1. When you’re married to a Covert Narcissist that picture-perfect marriage is very, very convincing to the untrained eye.

2. Your divorce from a Covert Narcissist will best be described as “High Conflict”.

3. The destruction and abuse you and your children suffer at the hands of your Ex will be comparable to a level 5 Hurricane.

4. There are very few people who will understand any of this.

Therefore, I couldn’t really blame my sister for her lack of understanding and support because she had absolutely no reference point for what I was going through. Not only had she never experienced divorce (let alone a High Conflict one) she happened to be married to a great guy.  She had the intelligence and good fortune to marry the polar opposite of a Covert Narcissist.

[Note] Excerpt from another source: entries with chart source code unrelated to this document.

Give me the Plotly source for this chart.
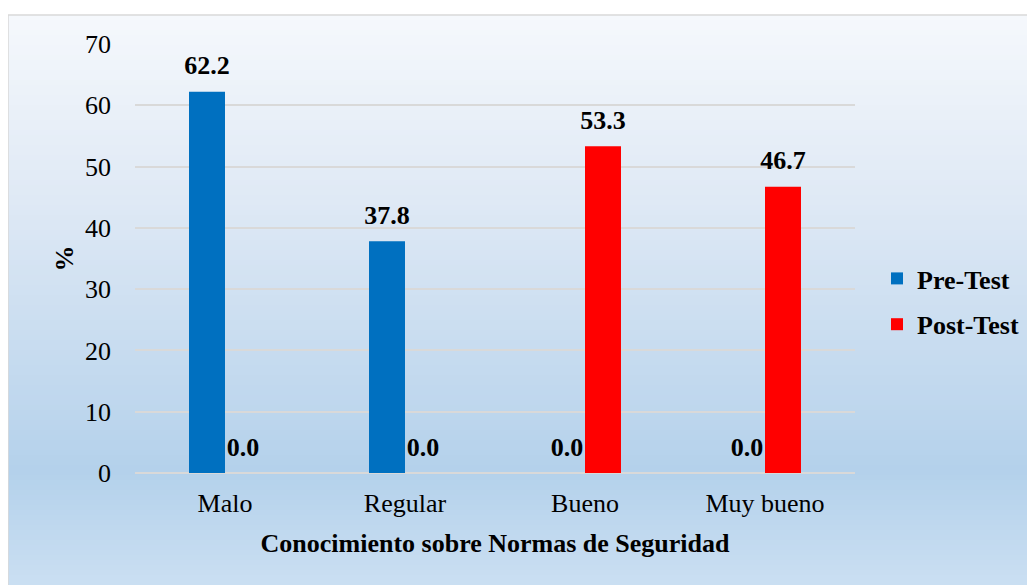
import plotly.graph_objects as go

categories = ["Malo", "Regular", "Bueno", "Muy bueno"]
pre_test = [62.2, 37.8, 0.0, 0.0]
post_test = [0.0, 0.0, 53.3, 46.7]
y_ticks = [0, 10, 20, 30, 40, 50, 60, 70]

OFF = 8  # page body margin
W, H = 1035 - OFF, 585 - OFF
L, T = 135 - OFF, 44 - OFF
R = W - (855 - OFF)
B = H - (473 - OFF)
PW, PH = W - L - R, H - T - B

def px_x(x):
    return (x - OFF - L) / PW

def px_y(y):
    return (H - B - (y - OFF)) / PH

stops = [(15, (245, 248, 252)), (200, (223, 233, 245)), (470, (180, 209, 235)), (585, (202, 223, 242))]

def col_at(y):
    for (y0, c0), (y1, c1) in zip(stops[:-1], stops[1:]):
        if y0 <= y <= y1:
            t = (y - y0) / (y1 - y0)
            return "rgb(%d,%d,%d)" % tuple(round(a + (b - a) * t) for a, b in zip(c0, c1))
    return "rgb(%d,%d,%d)" % stops[-1][1]

shapes = []
step = 5
y = 15
while y < 590:
    shapes.append(dict(type="rect", xref="paper", yref="paper",
                       x0=px_x(8), x1=px_x(1045), y0=px_y(y), y1=px_y(y + step + 0.6),
                       fillcolor=col_at(y + step / 2), line=dict(width=0), layer="below"))
    y += step
shapes.append(dict(type="rect", xref="paper", yref="paper",
                   x0=px_x(8), x1=px_x(1045), y0=px_y(15), y1=px_y(600),
                   fillcolor="rgba(0,0,0,0)", line=dict(color="#d9d9d9", width=1.5), layer="below"))

font_family = "Liberation Serif, Times New Roman, serif"

fig = go.Figure()
series = [("Pre-Test", pre_test, "#0070C0", "pre"), ("Post-Test", post_test, "#FF0000", "post")]
for name, vals, color, grp in series:
    fig.add_trace(go.Bar(name=f"<b>{name}</b>", x=categories, y=vals, marker_color=color,
                         marker_line_width=0, offsetgroup=grp, legendgroup=grp,
                         hoverinfo="x+y"))
for name, vals, color, grp in series:
    fig.add_trace(go.Scatter(x=categories, y=vals, mode="markers+text", offsetgroup=grp,
                             marker=dict(size=16, color="rgba(0,0,0,0)"),
                             text=[f"<b>{v:.1f}</b>" for v in vals], textposition="top center",
                             textfont=dict(size=26, color="black", family=font_family),
                             cliponaxis=False, showlegend=False, hoverinfo="skip"))

fig.update_layout(
    width=W, height=H,
    margin=dict(l=L, r=R, t=T, b=B, autoexpand=False),
    paper_bgcolor="white", plot_bgcolor="rgba(0,0,0,0)",
    font=dict(family=font_family, size=26, color="black"),
    barmode="group", bargap=0.6, bargroupgap=0,
    scattermode="group", scattergap=0.6,
    shapes=shapes,
    showlegend=True,
    legend=dict(x=px_x(877), y=px_y(255), xanchor="left", yanchor="top",
                font=dict(size=26, family=font_family), traceorder="grouped",
                tracegroupgap=9, bgcolor="rgba(0,0,0,0)"),
    xaxis=dict(title=dict(text="<b>Conocimiento sobre Normas de Seguridad</b>", standoff=16,
                          font=dict(size=26)),
               tickfont=dict(size=26), showgrid=False, showline=False, ticks="",
               ticklabelstandoff=12),
    yaxis=dict(title=dict(text="<b>%</b>", standoff=3, font=dict(size=26)),
               range=[0, 70], tickvals=y_ticks, tickfont=dict(size=26),
               showgrid=True, gridcolor="#d9d9d9", gridwidth=2,
               zeroline=True, zerolinecolor="#d9d9d9", zerolinewidth=2,
               showline=False, ticks="", ticklabelstandoff=23),
)

fig.write_html("out.html")
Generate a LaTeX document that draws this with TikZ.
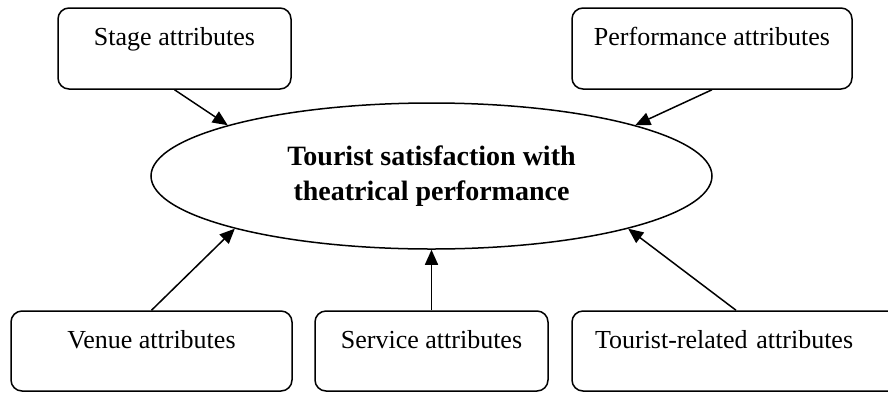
\documentclass[tikz,border=0pt]{standalone}
\usepackage{fontspec}
\setmainfont{Liberation Serif}
\usetikzlibrary{arrows.meta,shapes.geometric}

\tikzset{
  attrbox/.style={draw, line width=1.5pt, rounded corners=11pt, inner sep=0pt,
    text height=37pt, font=\fontsize{26}{31}\selectfont},
  topbox/.style={attrbox, text depth=44pt},
  lowbox/.style={attrbox, text depth=43pt},
  link/.style={line width=1.5pt, -{Triangle[length=15pt,width=13pt]}}
}

\begin{document}
\begin{tikzpicture}[x=1pt,y=-1pt]
\useasboundingbox (0,0) rectangle (888,392);

% Central outcome
\node[ellipse, draw, line width=1.5pt, inner sep=0pt, minimum width=561pt, minimum height=146pt,
  align=center, font=\fontsize{28}{35}\selectfont\bfseries] (satisf) at (431.5,176)
  {Tourist satisfaction with\\theatrical performance};

% Upper attribute groups
\node[topbox, minimum width=233pt] (stage) at (174.5,48.5) {Stage attributes};
\node[topbox, minimum width=280pt] (perf) at (712,48.5) {Performance attributes};

% Lower attribute groups
\node[lowbox, minimum width=281pt] (venue) at (151.5,351) {Venue attributes};
\node[lowbox, minimum width=233pt] (service) at (431.5,351) {Service attributes};
\node[lowbox, text width=282pt, align=left, inner xsep=23pt] (tourist) at (736,351) {Tourist-related attributes};

% Influences
\draw[link] (stage.south) -- (satisf.166);
\draw[link] (perf.south) -- (satisf.14);
\draw[link] (venue.north) -- (satisf.195);
\draw[link] (service.north) -- (satisf.south);
\draw[link] (tourist.north) -- (satisf.345);
\end{tikzpicture}
\end{document}
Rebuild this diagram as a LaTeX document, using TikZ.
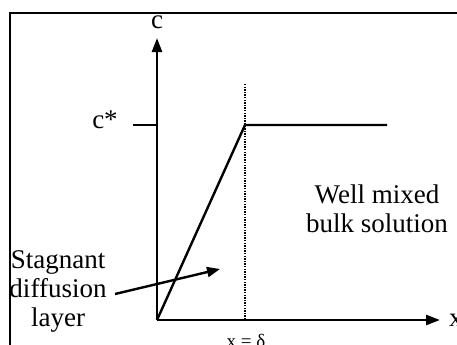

So, when I would tell my family about my Ex’s parental alienation, financial strangulation, emotional abuse, psychological abuse and abuse of our Family Court System these things were so foreign to them, they simply couldn’t believe it.  

The stuff a Covert Narcissist is capable of during a divorce would shock anyone (it even shocked me). But, I needed my family to understand what I was going though. I felt like my divorce was killing me and I desperately needed their understanding and support.

The bad news is my divorce was over 8 years ago, and my Ex’s abuse still continues with a vengeance.

The good news is his abuse has consistently gone on for so long, my family has finally become educated on his Covert Narcissistic disorder.  My sister and her husband completely understand what my children and I continue to endure and they are our greatest supporters. And that is kind of a happy ending!